Write out the records below from the first line through the line containing "colors = ['#4a7ebb', '#be4b48', '#98b954']", leaving out any pictures.

(Rows from a dataset of charts and code)
+++++
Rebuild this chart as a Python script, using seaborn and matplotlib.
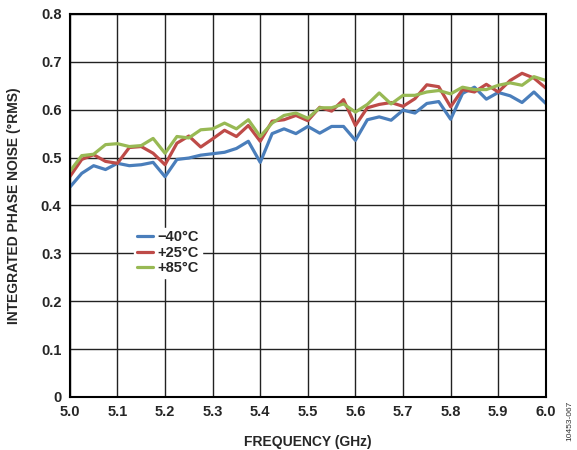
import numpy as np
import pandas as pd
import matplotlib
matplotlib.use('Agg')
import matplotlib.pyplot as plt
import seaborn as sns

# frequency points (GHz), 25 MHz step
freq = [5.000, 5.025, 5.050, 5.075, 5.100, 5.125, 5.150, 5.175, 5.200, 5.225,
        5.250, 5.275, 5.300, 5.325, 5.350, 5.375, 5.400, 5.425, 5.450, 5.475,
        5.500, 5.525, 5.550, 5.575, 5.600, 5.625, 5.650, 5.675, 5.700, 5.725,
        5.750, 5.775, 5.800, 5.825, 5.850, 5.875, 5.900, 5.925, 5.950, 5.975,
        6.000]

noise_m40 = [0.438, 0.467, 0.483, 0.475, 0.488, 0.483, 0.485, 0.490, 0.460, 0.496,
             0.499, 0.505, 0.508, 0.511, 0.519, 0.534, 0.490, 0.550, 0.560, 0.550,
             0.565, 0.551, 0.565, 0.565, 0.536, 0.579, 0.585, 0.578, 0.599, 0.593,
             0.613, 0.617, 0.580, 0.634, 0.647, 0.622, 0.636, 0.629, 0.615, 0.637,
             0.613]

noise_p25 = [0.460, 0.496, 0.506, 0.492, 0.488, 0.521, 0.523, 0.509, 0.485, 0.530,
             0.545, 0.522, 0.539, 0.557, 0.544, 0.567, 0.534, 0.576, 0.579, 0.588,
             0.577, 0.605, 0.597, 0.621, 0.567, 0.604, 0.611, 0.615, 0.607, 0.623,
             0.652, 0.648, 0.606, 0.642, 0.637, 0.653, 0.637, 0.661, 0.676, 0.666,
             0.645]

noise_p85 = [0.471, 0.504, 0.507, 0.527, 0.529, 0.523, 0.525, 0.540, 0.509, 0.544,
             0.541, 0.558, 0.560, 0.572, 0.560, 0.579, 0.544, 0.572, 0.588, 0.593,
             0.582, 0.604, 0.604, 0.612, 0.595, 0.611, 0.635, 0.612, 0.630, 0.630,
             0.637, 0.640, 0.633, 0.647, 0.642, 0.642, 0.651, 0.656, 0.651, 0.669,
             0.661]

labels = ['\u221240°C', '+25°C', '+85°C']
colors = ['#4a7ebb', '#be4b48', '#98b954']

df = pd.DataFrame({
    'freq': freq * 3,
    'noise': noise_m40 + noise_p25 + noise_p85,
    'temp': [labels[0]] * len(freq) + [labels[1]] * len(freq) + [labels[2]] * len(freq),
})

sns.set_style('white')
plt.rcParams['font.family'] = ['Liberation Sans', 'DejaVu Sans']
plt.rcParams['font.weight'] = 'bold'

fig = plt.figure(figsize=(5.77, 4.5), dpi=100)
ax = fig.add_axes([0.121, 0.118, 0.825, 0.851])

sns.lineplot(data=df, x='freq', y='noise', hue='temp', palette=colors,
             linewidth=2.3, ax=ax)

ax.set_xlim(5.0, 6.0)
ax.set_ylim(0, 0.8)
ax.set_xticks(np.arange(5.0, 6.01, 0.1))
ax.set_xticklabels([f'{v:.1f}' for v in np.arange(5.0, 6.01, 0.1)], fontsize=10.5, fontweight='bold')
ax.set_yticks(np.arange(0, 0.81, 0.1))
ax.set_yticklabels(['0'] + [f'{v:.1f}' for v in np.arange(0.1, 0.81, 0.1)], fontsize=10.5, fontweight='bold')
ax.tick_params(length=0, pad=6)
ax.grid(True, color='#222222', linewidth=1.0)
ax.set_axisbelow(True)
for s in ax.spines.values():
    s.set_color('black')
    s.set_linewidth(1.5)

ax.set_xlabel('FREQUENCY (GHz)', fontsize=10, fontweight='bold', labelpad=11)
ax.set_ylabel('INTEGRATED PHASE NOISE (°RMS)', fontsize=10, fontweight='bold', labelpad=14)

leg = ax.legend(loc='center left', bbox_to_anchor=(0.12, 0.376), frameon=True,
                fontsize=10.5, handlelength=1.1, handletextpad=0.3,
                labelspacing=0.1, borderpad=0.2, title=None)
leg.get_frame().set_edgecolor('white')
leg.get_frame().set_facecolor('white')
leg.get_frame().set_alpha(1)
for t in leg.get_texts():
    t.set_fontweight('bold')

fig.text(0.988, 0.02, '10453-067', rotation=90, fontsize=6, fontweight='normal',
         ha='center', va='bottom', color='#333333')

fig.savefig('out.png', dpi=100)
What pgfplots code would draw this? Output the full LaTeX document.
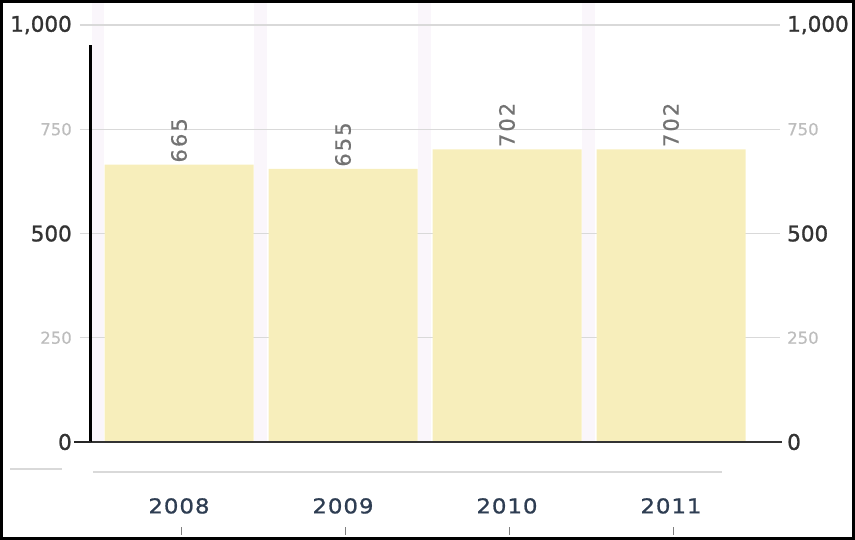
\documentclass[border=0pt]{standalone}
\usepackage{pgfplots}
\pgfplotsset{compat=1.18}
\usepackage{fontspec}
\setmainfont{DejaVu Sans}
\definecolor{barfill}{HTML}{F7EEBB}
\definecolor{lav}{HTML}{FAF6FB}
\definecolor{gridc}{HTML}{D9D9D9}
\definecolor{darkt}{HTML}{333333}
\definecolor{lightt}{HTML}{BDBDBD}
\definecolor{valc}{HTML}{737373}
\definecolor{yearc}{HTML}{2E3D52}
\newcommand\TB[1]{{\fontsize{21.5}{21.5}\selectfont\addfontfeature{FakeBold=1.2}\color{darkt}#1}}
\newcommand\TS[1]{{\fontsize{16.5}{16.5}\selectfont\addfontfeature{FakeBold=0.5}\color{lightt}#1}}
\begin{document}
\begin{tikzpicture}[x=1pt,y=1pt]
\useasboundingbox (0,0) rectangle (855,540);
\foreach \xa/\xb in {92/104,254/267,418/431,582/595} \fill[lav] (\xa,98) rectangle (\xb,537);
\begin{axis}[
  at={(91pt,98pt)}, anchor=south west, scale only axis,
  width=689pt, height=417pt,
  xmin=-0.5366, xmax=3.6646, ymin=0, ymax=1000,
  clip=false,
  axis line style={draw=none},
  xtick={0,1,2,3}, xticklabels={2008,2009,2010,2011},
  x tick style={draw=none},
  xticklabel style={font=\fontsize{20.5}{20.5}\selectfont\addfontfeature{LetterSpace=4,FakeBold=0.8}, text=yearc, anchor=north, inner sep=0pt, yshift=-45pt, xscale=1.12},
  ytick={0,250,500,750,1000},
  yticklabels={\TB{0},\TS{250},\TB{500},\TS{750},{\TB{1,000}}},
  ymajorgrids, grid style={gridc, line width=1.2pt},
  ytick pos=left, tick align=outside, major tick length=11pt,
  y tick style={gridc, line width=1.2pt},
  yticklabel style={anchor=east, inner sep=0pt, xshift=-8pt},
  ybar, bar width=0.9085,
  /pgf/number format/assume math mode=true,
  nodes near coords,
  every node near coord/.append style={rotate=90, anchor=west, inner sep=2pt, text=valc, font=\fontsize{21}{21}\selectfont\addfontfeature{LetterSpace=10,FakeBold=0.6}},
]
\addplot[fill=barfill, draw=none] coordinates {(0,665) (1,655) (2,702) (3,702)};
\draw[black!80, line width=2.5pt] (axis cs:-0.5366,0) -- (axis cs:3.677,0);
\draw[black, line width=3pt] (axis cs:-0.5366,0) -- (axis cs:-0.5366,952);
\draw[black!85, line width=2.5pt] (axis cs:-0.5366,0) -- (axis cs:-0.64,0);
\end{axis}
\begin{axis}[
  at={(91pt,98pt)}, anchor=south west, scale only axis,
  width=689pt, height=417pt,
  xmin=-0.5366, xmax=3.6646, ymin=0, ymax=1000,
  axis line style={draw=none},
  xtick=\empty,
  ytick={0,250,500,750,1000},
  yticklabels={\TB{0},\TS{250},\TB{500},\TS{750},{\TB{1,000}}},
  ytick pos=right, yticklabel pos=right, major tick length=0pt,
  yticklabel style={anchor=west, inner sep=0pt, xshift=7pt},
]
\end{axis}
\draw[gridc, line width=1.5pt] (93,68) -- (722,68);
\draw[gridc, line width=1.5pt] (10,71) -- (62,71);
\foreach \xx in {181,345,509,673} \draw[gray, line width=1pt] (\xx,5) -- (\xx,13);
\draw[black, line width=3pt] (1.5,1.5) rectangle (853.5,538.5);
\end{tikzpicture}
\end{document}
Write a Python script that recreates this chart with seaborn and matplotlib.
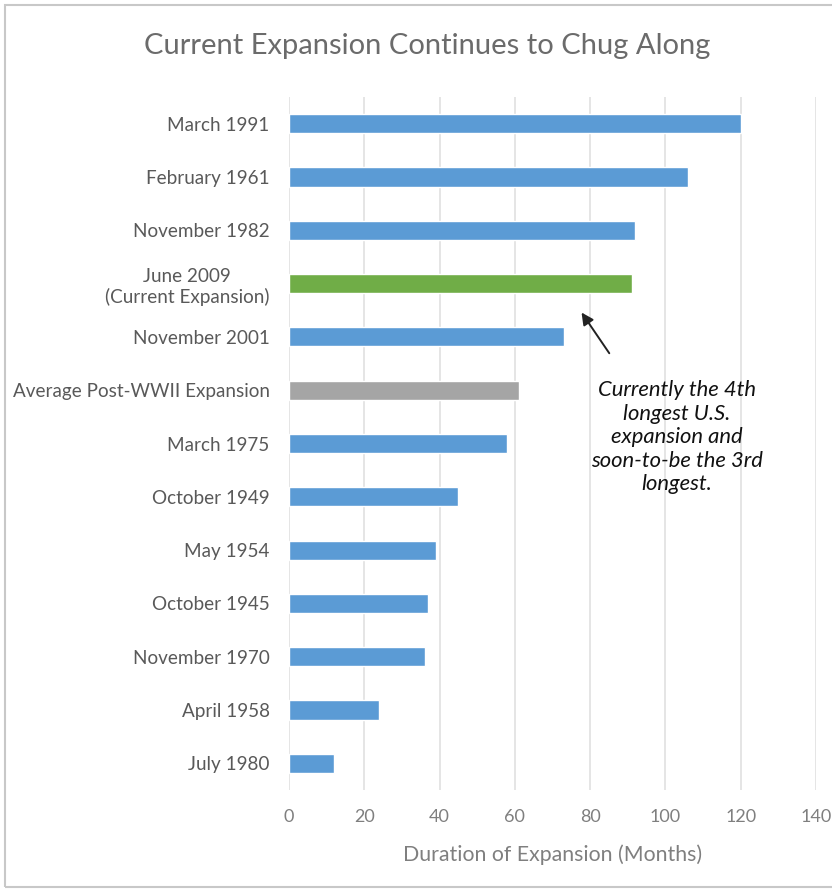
+++++
TASK OUTPUT:
Rebuild this chart as a Python script, using seaborn and matplotlib.
import numpy as np
import pandas as pd
import matplotlib
matplotlib.use('Agg')
import matplotlib.pyplot as plt
import seaborn as sns

# frequency points (GHz), 25 MHz step
freq = [5.000, 5.025, 5.050, 5.075, 5.100, 5.125, 5.150, 5.175, 5.200, 5.225,
        5.250, 5.275, 5.300, 5.325, 5.350, 5.375, 5.400, 5.425, 5.450, 5.475,
        5.500, 5.525, 5.550, 5.575, 5.600, 5.625, 5.650, 5.675, 5.700, 5.725,
        5.750, 5.775, 5.800, 5.825, 5.850, 5.875, 5.900, 5.925, 5.950, 5.975,
        6.000]

noise_m40 = [0.438, 0.467, 0.483, 0.475, 0.488, 0.483, 0.485, 0.490, 0.460, 0.496,
             0.499, 0.505, 0.508, 0.511, 0.519, 0.534, 0.490, 0.550, 0.560, 0.550,
             0.565, 0.551, 0.565, 0.565, 0.536, 0.579, 0.585, 0.578, 0.599, 0.593,
             0.613, 0.617, 0.580, 0.634, 0.647, 0.622, 0.636, 0.629, 0.615, 0.637,
             0.613]

noise_p25 = [0.460, 0.496, 0.506, 0.492, 0.488, 0.521, 0.523, 0.509, 0.485, 0.530,
             0.545, 0.522, 0.539, 0.557, 0.544, 0.567, 0.534, 0.576, 0.579, 0.588,
             0.577, 0.605, 0.597, 0.621, 0.567, 0.604, 0.611, 0.615, 0.607, 0.623,
             0.652, 0.648, 0.606, 0.642, 0.637, 0.653, 0.637, 0.661, 0.676, 0.666,
             0.645]

noise_p85 = [0.471, 0.504, 0.507, 0.527, 0.529, 0.523, 0.525, 0.540, 0.509, 0.544,
             0.541, 0.558, 0.560, 0.572, 0.560, 0.579, 0.544, 0.572, 0.588, 0.593,
             0.582, 0.604, 0.604, 0.612, 0.595, 0.611, 0.635, 0.612, 0.630, 0.630,
             0.637, 0.640, 0.633, 0.647, 0.642, 0.642, 0.651, 0.656, 0.651, 0.669,
             0.661]

labels = ['\u221240°C', '+25°C', '+85°C']
colors = ['#4a7ebb', '#be4b48', '#98b954']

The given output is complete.